By the end of the month, the hedge fund finally wrote Morton a letter assuring him that its intentions were friendly and that its board nominees would "bring fresh ideas and valuable perspective to the company's board."
Yet Harbinger went on to assail the company: "Harbinger believes that [Media General] has lost strategic, operational, and geographic focus in recent years and has demonstrated lack of judgment in [its] capital allocation and growth strategy decisions."
That didn't mollify Media General. Soon the company was attacking the hedge fund's nominees. Media General noted that one prospective director, Daniel Sullivan, a former broadcast television executive, had "a resume problem." He hadn't graduated from the University of Tennessee as the hedge fund stated in an SEC filing. Harbinger's later filings said Sullivan had "attended" the university.

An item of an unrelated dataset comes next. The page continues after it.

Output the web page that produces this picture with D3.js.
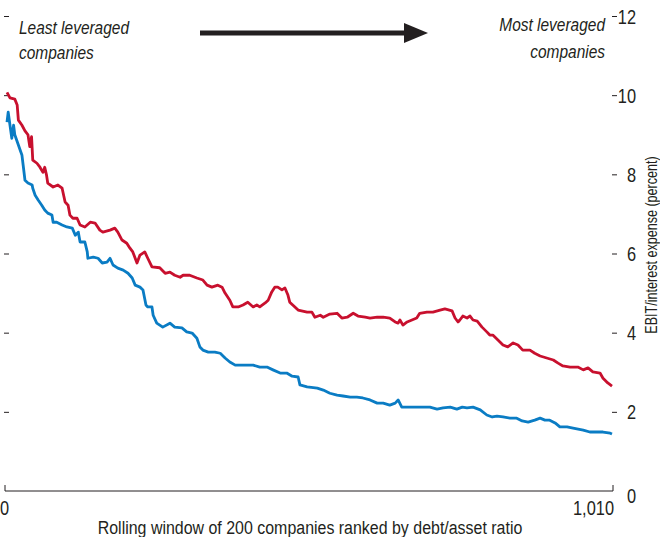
<!DOCTYPE html>
<html>
<head>
<meta charset="utf-8">
<script src="https://cdn.jsdelivr.net/npm/d3@7"></script>
<style>
  body { margin: 0; background: #fff; }
  svg text { font-family: "Liberation Sans Narrow", "Arial Narrow", "Liberation Sans", sans-serif; fill: #231f20; }
</style>
</head>
<body>
<div id="chart"></div>
<script>
// values: rank position in the rolling window -> EBIT/interest
var redRank = [0, 5, 13, 17, 19, 25, 30, 35, 38, 41, 43, 50, 55, 60, 63, 66, 68, 77, 85, 92, 97, 102, 105, 110, 117, 122, 130, 139, 147, 155, 160, 172, 180, 185, 192, 200, 205, 210, 217, 222, 230, 235, 242, 255,
  264, 272, 280, 289, 294, 305, 317, 327, 334, 342, 352, 359, 364, 372, 377, 386, 394, 402, 411, 417, 422, 431, 436, 442, 447, 452, 459, 464, 469, 472, 477, 486, 501,
  509, 514, 523, 528, 539, 551, 559, 568, 578, 586, 598, 606, 618, 628, 639, 648, 653, 656, 661, 668, 676, 684, 689, 701, 711, 723, 731, 743, 748, 753,
  756, 761, 768, 773, 778, 785, 793, 801, 806, 811, 820, 828, 836, 845, 853, 861, 873, 881, 890, 901, 912, 920, 928, 940, 953, 962, 970, 978, 990, 995, 1003, 1010];
var redValue = [10.07, 9.93, 9.90, 9.75, 9.37, 9.24, 9.10, 9.00, 8.70, 8.95, 8.36, 8.28, 8.18, 8.05, 8.18, 7.98, 7.78, 7.68, 7.73, 7.65, 7.30, 7.22, 6.97, 6.89, 6.89, 6.72, 6.67, 6.79, 6.77, 6.59, 6.54, 6.59, 6.64, 6.54, 6.34, 6.26, 6.14, 6.04, 5.76, 5.96, 6.04, 5.88, 5.66, 5.64,
  5.50, 5.53, 5.45, 5.40, 5.45, 5.45, 5.38, 5.33, 5.20, 5.15, 5.20, 5.15, 5.00, 4.82, 4.65, 4.65, 4.70, 4.77, 4.65, 4.70, 4.65, 4.75, 4.82, 5.03, 5.15, 5.15, 5.08, 5.13, 4.95, 4.77, 4.70, 4.57, 4.52,
  4.52, 4.39, 4.44, 4.39, 4.47, 4.49, 4.37, 4.39, 4.49, 4.42, 4.39, 4.37, 4.39, 4.39, 4.37, 4.27, 4.24, 4.32, 4.19, 4.27, 4.32, 4.37, 4.49, 4.52, 4.52, 4.57, 4.60, 4.55, 4.37, 4.27,
  4.32, 4.42, 4.37, 4.42, 4.32, 4.29, 4.14, 4.02, 3.94, 3.94, 3.81, 3.69, 3.64, 3.74, 3.69, 3.56, 3.56, 3.48, 3.41, 3.36, 3.31, 3.23, 3.16, 3.13, 3.13, 3.06, 3.11, 3.01, 2.98, 2.85, 2.73, 2.65];

var blueRank = [0, 2, 5, 8, 11, 13, 19, 25, 27, 30, 35, 42, 43, 47, 52, 58, 63, 68, 75, 77, 83, 92, 100, 109, 114, 119, 122, 130, 134, 135, 144, 152, 159, 167, 172, 177, 185, 194, 202, 209, 214, 222, 227, 232, 235, 242, 244, 250, 255,
  260, 272, 280, 292, 300, 309, 317, 322, 327, 336, 347, 356, 364, 372, 381, 392, 402, 411, 422, 434, 444, 456, 467, 476, 486, 489,
  501, 518, 528, 539, 551, 561, 573, 584, 594, 606, 618, 628, 639, 648, 653, 659, 669, 681, 694, 706, 718, 728, 740, 751,
  760, 768, 778, 790, 801, 810, 818, 828, 840, 851, 860, 870, 881, 890, 898, 906, 915, 923, 935, 945, 962, 973, 985, 995, 1007, 1010];
var blueValue = [9.32, 9.57, 9.24, 8.91, 9.24, 9.00, 8.74, 8.48, 8.23, 7.85, 7.78, 7.73, 7.65, 7.47, 7.35, 7.22, 7.10, 7.02, 6.97, 6.79, 6.79, 6.72, 6.67, 6.64, 6.46, 6.54, 6.29, 6.29, 6.04, 5.88, 5.91, 5.88, 5.76, 5.78, 5.88, 5.71, 5.63, 5.58, 5.50, 5.38, 5.20, 5.15, 5.08, 4.70, 4.65, 4.65, 4.44, 4.24, 4.19,
  4.14, 4.24, 4.14, 4.12, 4.02, 3.99, 3.86, 3.64, 3.56, 3.51, 3.51, 3.48, 3.36, 3.26, 3.18, 3.18, 3.18, 3.18, 3.13, 3.13, 3.06, 2.98, 2.98, 2.90, 2.88, 2.68,
  2.63, 2.60, 2.55, 2.47, 2.42, 2.40, 2.37, 2.37, 2.35, 2.30, 2.22, 2.22, 2.17, 2.22, 2.30, 2.12, 2.12, 2.12, 2.12, 2.12, 2.07, 2.10, 2.12, 2.07,
  2.12, 2.10, 2.12, 2.05, 1.92, 1.87, 1.89, 1.87, 1.84, 1.84, 1.77, 1.74, 1.79, 1.84, 1.79, 1.79, 1.72, 1.62, 1.62, 1.59, 1.54, 1.49, 1.49, 1.49, 1.46, 1.44];

var yTicks = [0, 2, 4, 6, 8, 10, 12];
var xTickLabels = ["0", "1,010"];

var width = 660, height = 537;
var ink = "#231f20";

var svg = d3.select("#chart")
    .append("svg")
    .attr("width", width)
    .attr("height", height);

var x = d3.scaleLinear().domain([0, 1010]).range([7, 612]);
var y = d3.scaleLinear().domain([0, 12]).range([491, 16]);

// no narrow font installed, so squeeze the regular one horizontally
function narrow(sel, tx, ty, size, sx) {
    return sel.attr("x", 0).attr("y", 0)
        .attr("font-size", size)
        .attr("transform", "translate(" + tx + "," + ty + ") scale(" + sx + ",1)");
}

// left ticks, no labels
var leftAxis = d3.axisLeft(y).tickValues(yTicks.slice(1)).tickSize(5).tickFormat("");
svg.append("g")
    .attr("transform", "translate(9,0)")
    .call(leftAxis)
    .call(function(g) { g.select(".domain").remove(); })
    .selectAll("line").attr("stroke", ink);

// right axis: dash then number, right-aligned
var rightAxis = d3.axisRight(y).tickValues(yTicks.slice(1)).tickSize(5).tickPadding(0)
    .tickFormat(function(d) { return d; });
var ra = svg.append("g")
    .attr("transform", "translate(612,0)")
    .call(rightAxis);
ra.select(".domain").remove();
ra.selectAll("line").attr("stroke", ink);
ra.selectAll("text")
    .attr("x", 0)
    .attr("dy", "0.35em")
    .attr("text-anchor", "end")
    .attr("font-size", 20)
    .attr("transform", "translate(24,0) scale(0.82,1)");

// bottom axis with upturned ends
svg.append("path")
    .attr("d", "M" + (x(0) - 2) + "," + (y(0) - 6) + "V" + y(0) + "H" + (x(1010) + 1) + "V" + (y(0) - 6))
    .attr("fill", "none")
    .attr("stroke", ink)
    .attr("stroke-width", 1);

narrow(svg.append("text"), x(1010) + 24, y(0) + 12, 20, 0.82)
    .attr("text-anchor", "end")
    .text("0");

svg.selectAll(".xlab")
    .data([0, 1010])
    .enter().append("text")
    .attr("class", "xlab")
    .each(function(d, i) {
        narrow(d3.select(this), d === 0 ? x(d) - 7 : x(d) + 2, 515, 20, 0.82)
            .attr("text-anchor", d === 0 ? "start" : "end")
            .text(xTickLabels[i]);
    });

narrow(svg.append("text"), 310, 534, 19, 0.84)
    .attr("text-anchor", "middle")
    .text("Rolling window of 200 companies ranked by debt/asset ratio");

svg.append("text")
    .attr("transform", "translate(657,245) rotate(-90) scale(0.74,1)")
    .attr("text-anchor", "middle")
    .attr("font-size", 17)
    .text("EBIT/interest expense (percent)");

// lines
var line = d3.line()
    .x(function(d) { return x(d[0]); })
    .y(function(d) { return y(d[1]); });

svg.append("path")
    .datum(d3.zip(redRank, redValue))
    .attr("d", line)
    .attr("fill", "none")
    .attr("stroke", "#c8102e")
    .attr("stroke-width", 2.8)
    .attr("stroke-linejoin", "round");

svg.append("path")
    .datum(d3.zip(blueRank, blueValue))
    .attr("d", line)
    .attr("fill", "none")
    .attr("stroke", "#0a7cc4")
    .attr("stroke-width", 2.8)
    .attr("stroke-linejoin", "round");

// annotations
narrow(svg.append("text"), 19, 34, 18, 0.86).attr("font-style", "italic").text("Least leveraged");
narrow(svg.append("text"), 19, 59, 18, 0.86).attr("font-style", "italic").text("companies");
narrow(svg.append("text"), 605, 31, 18, 0.86).attr("font-style", "italic").attr("text-anchor", "end").text("Most leveraged");
narrow(svg.append("text"), 605, 58, 18, 0.86).attr("font-style", "italic").attr("text-anchor", "end").text("companies");

svg.append("line")
    .attr("x1", 200).attr("y1", 33).attr("x2", 410).attr("y2", 33)
    .attr("stroke", ink)
    .attr("stroke-width", 5);
svg.append("path")
    .attr("d", "M404,23L428,33L404,43Z")
    .attr("fill", ink);
</script>
</body>
</html>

The newspaper publisher also discovered that Eugene Davis, another candidate, currently served on 12 boards. "In corporate governance parlance, Mr. Davis already vastly 'overboarded,'" the company warned its shareholders. Media General has since found that Davis, a turnaround consultant, is actually on the board of 13 companies.
Harbinger is unapologetic: "We believe our nominees will be strong contributors to the Media General board," says Cleverdon. "Each brings extensive, highly relevant experience that we believe will provide substantial benefit to the board and the company. We're pleased that investors, proxy advisory firms and others are rejecting the hollow criticisms that have been leveled against them."

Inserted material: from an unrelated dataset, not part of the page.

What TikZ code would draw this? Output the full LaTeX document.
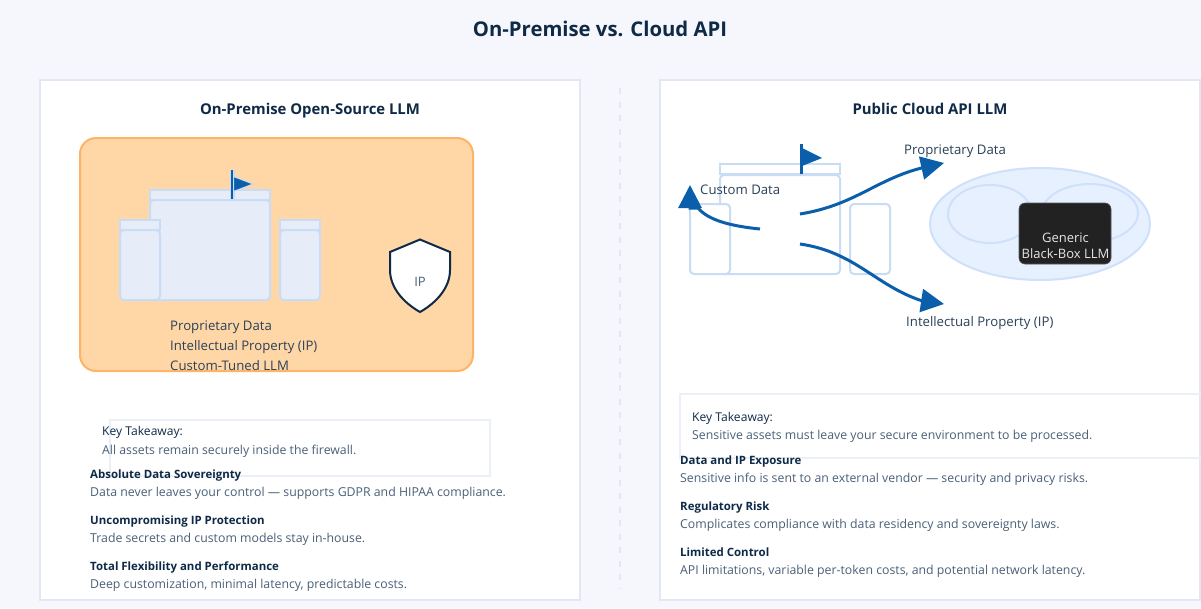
\documentclass[tikz,border=0pt]{standalone}
\usepackage{fontspec}
\setmainfont{Open Sans}
\usetikzlibrary{arrows.meta}
\definecolor{bgc}{HTML}{F5F7FC}
\definecolor{panelc}{HTML}{E1E8F4}
\definecolor{navy}{HTML}{0F2A47}
\definecolor{slatec}{HTML}{4A6078}
\definecolor{bodyc}{HTML}{2B4159}
\definecolor{towerf}{HTML}{E6EDF9}
\definecolor{towers}{HTML}{C9DCF6}
\definecolor{flagc}{HTML}{0B5FAA}
\definecolor{orangef}{HTML}{FFD6A5}
\definecolor{oranges}{HTML}{FDB466}
\definecolor{cloudf}{HTML}{E6F0FE}
\definecolor{clouds}{HTML}{CFE0FA}
\definecolor{boxc}{HTML}{222222}
\definecolor{keyc}{HTML}{EBF0F8}
\tikzset{
  panel/.style={draw=panelc,line width=2pt,fill=white},
  tower/.style={draw=towers,line width=2pt,fill=towerf,rounded corners=4pt},
  towertop/.style={draw=towers,line width=2pt,fill=towerf},
  towerw/.style={draw=towers,line width=2pt,fill=white,rounded corners=4pt},
  towertopw/.style={draw=towers,line width=2pt,fill=white},
  lbl/.style={anchor=base west,inner sep=0pt,font=\fontsize{13.2}{16}\selectfont,text=bodyc},
  txt/.style={anchor=base west,inner sep=0pt,font=\fontsize{12.3}{15}\selectfont,text=bodyc},
  desc/.style={txt,text=slatec},
  keyt/.style={txt,font=\fontsize{12.1}{15}\selectfont,text=navy},
  head/.style={txt,font=\fontsize{11.45}{14}\bfseries\selectfont,text=navy},
  ptitle/.style={anchor=base,inner sep=0pt,font=\fontsize{14.9}{18}\bfseries\selectfont,text=navy},
  flow/.style={draw=flagc,line width=3pt,-{Triangle[length=23pt,width=23pt,fill=flagc]}},
  inbox/.style={anchor=base,inner sep=0pt,font=\fontsize{13}{16}\selectfont,text=white!90!black},
}
\begin{document}
\begin{tikzpicture}[x=1pt,y=-1pt]
\useasboundingbox (0,0) rectangle (1201,608);
\fill[bgc] (0,0) rectangle (1201,608);
\node[anchor=base,inner sep=0pt,font=\fontsize{20.3}{25}\bfseries\selectfont,text=navy] (title) at (600,36) {On-Premise vs. Cloud API};
% panels
\draw[panel] (40,80) rectangle (580,600);
\draw[panel] (660,80) rectangle (1200,600);
\draw[panelc,line width=1.6pt,dash pattern=on 6pt off 7.5pt] (620,88) -- (620,588);
\node[ptitle] (lt) at (310,114) {On-Premise Open-Source LLM};
\node[ptitle] (rt) at (930,114) {Public Cloud API LLM};
% firewall
\draw[draw=oranges,fill=orangef,line width=2pt,rounded corners=16pt] (80,138) rectangle (473,371);
% left castle
\draw[towertop] (150,190) rectangle (270,200);
\draw[tower] (150,200) rectangle (270,300);
\draw[towertop] (120,220) rectangle (160,230);
\draw[tower] (120,230) rectangle (160,300);
\draw[towertop] (280,220) rectangle (320,230);
\draw[tower] (280,230) rectangle (320,300);
\fill[towers] (230,170) rectangle (234.5,199);
\draw[flagc,line width=1.4pt] (232,170) -- (232,199);
\draw[fill=flagc,draw=towers,line width=1pt,line join=miter] (233.5,176.5) -- (253,184) -- (233.5,191.5) -- cycle;
% shield
\draw[fill=white,draw=navy,line width=2pt,line join=miter] (420,239.5) -- (450,252) -- (450,270) .. controls (450,288) and (436,303) .. (420,312) .. controls (404,303) and (390,288) .. (390,270) -- (390,252) -- cycle;
\node[anchor=base,inner sep=0pt,font=\fontsize{13}{16}\selectfont,text=slatec] (ip) at (420,286) {IP};
\node[lbl] (a1) at (170,330) {Proprietary Data};
\node[lbl] (a2) at (170,350) {Intellectual Property (IP)};
\node[lbl] (a3) at (170,370) {Custom-Tuned LLM};
% right castle
\draw[towertopw] (720,164) rectangle (840,174);
\draw[towerw] (720,175) rectangle (840,274);
\draw[towerw] (690,204) rectangle (730,274);
\draw[towerw] (850,204) rectangle (890,274);
\draw[flagc,line width=3pt] (801,144) -- (801,174);
\fill[flagc] (802,148) -- (822,158) -- (802,166) -- cycle;
% cloud
\draw[fill=cloudf,draw=clouds,line width=2pt] (1040,224) ellipse [x radius=110,y radius=56];
\draw[clouds,line width=2pt] (990,214) ellipse [x radius=42,y radius=29];
\draw[clouds,line width=2pt] (1090,213) ellipse [x radius=48,y radius=29];
\node[draw=gray!70!black,fill=boxc,line width=.6pt,rounded corners=6pt,minimum width=92pt,minimum height=61pt,inner sep=0pt] (llm) at (1065,233.5) {};
\node[inbox] (g1) at (1065.5,242) {Generic};
\node[inbox] (g2) at (1065.5,258) {Black-Box LLM};
% arrows
\coordinate (s1) at (760,229);
\coordinate (e1) at (690,185);
\coordinate (s2) at (800,214);
\coordinate (e2) at (944,163);
\coordinate (s3) at (800,244);
\coordinate (e3) at (944,304);
\draw[flow] (s1) .. controls (730,226) and (708,220) .. (698,208) -- (690,208) -- (e1);
\draw[flow] (s2) .. controls (855,205) and (875,180) .. (921.5,168) -- (e2);
\draw[flow] (s3) .. controls (855,252) and (875,285) .. (921,300.5) -- (e3);
\node[lbl] (b1) at (700,194) {Custom Data};
\node[lbl] (b2) at (904,154) {Proprietary Data};
\node[lbl] (b3) at (906,326) {Intellectual Property (IP)};
% left key
\draw[keyc,line width=2pt] (110,420) rectangle (490,476);
\node[keyt] (k1) at (102,435) {Key Takeaway:};
\node[desc] (k2) at (102,454) {All assets remain securely inside the firewall.};
\node[head] (l1) at (90,478) {Absolute Data Sovereignty};
\node[desc] (l2) at (90,496) {Data never leaves your control — supports GDPR and HIPAA compliance.};
\node[head] (l3) at (90,524) {Uncompromising IP Protection};
\node[desc] (l4) at (90,542) {Trade secrets and custom models stay in-house.};
\node[head] (l5) at (90,570) {Total Flexibility and Performance};
\node[desc] (l6) at (90,588) {Deep customization, minimal latency, predictable costs.};
% right key
\draw[keyc,line width=2pt] (1203,394) -- (680,394) -- (680,458) -- (1203,458);
\node[keyt] (m1) at (692,421) {Key Takeaway:};
\node[desc] (m2) at (692,439) {Sensitive assets must leave your secure environment to be processed.};
\node[head] (r1) at (680,464) {Data and IP Exposure};
\node[desc] (r2) at (680,482) {Sensitive info is sent to an external vendor — security and privacy risks.};
\node[head] (r3) at (680,510) {Regulatory Risk};
\node[desc] (r4) at (680,528) {Complicates compliance with data residency and sovereignty laws.};
\node[head] (r5) at (680,556) {Limited Control};
\node[desc] (r6) at (680,574) {API limitations, variable per-token costs, and potential network latency.};
\end{tikzpicture}
\end{document}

Finally, Media General suggested that its hedge fund foes were a bunch of duplicitous meddlers whose prescriptions for change at the company were naive at best. Morton pounced on Harbinger when Cleverdon told a group of investors that Media General should "consider alternatives for Florida properties."
The Media General CEO sounded flabbergasted in a letter to employees: "[Harbinger] proposes that we consider exiting entire markets, including Tampa - long one of our crown-jewel assets - and react in other knee jerk ways...This is a short-term mentality that, frankly, does affect much of corporate America. But, as you know, it is not the way we run Media General."
Cleverdon says Media General's CEO is intentionally twisting his words. "Our prescription for the company to consider alternatives for its publishing properties in Florida is not code for the company simply to sell the Tampa Tribune," he fumes. "Like many of our statements, this has been mischaracterized by the company." Instead, the hedge fund executive says, Media General should "carefully consider the full range of possible strategic options" for the ailing Tribune.
In the next few days, Harbinger and Media General will undoubtedly be working the phones, trying to win over the remaining Class A shareholders before the company's April 24 annual meeting.
Even if Harbinger wins, however, the Bryans will still control the board. And they are unlikely to welcome Harbinger's directors with open arms after all this rancor. "The Bryan family is a very conservative, old line, Virginia family," says John Morton, a newspaper industry analyst. "I suspect they resent anybody trying to impede their control of the company in any way."
Nobody should confuse a proxy fight with a love-in. But Harbinger seems to be faring better with its approach at the Times. Since late January, that company's stock price has risen 20%. Meanwhile, Media General shares have fallen 32%. Apparently, more than of few of the company's investors don't care for either side in this proxy fight.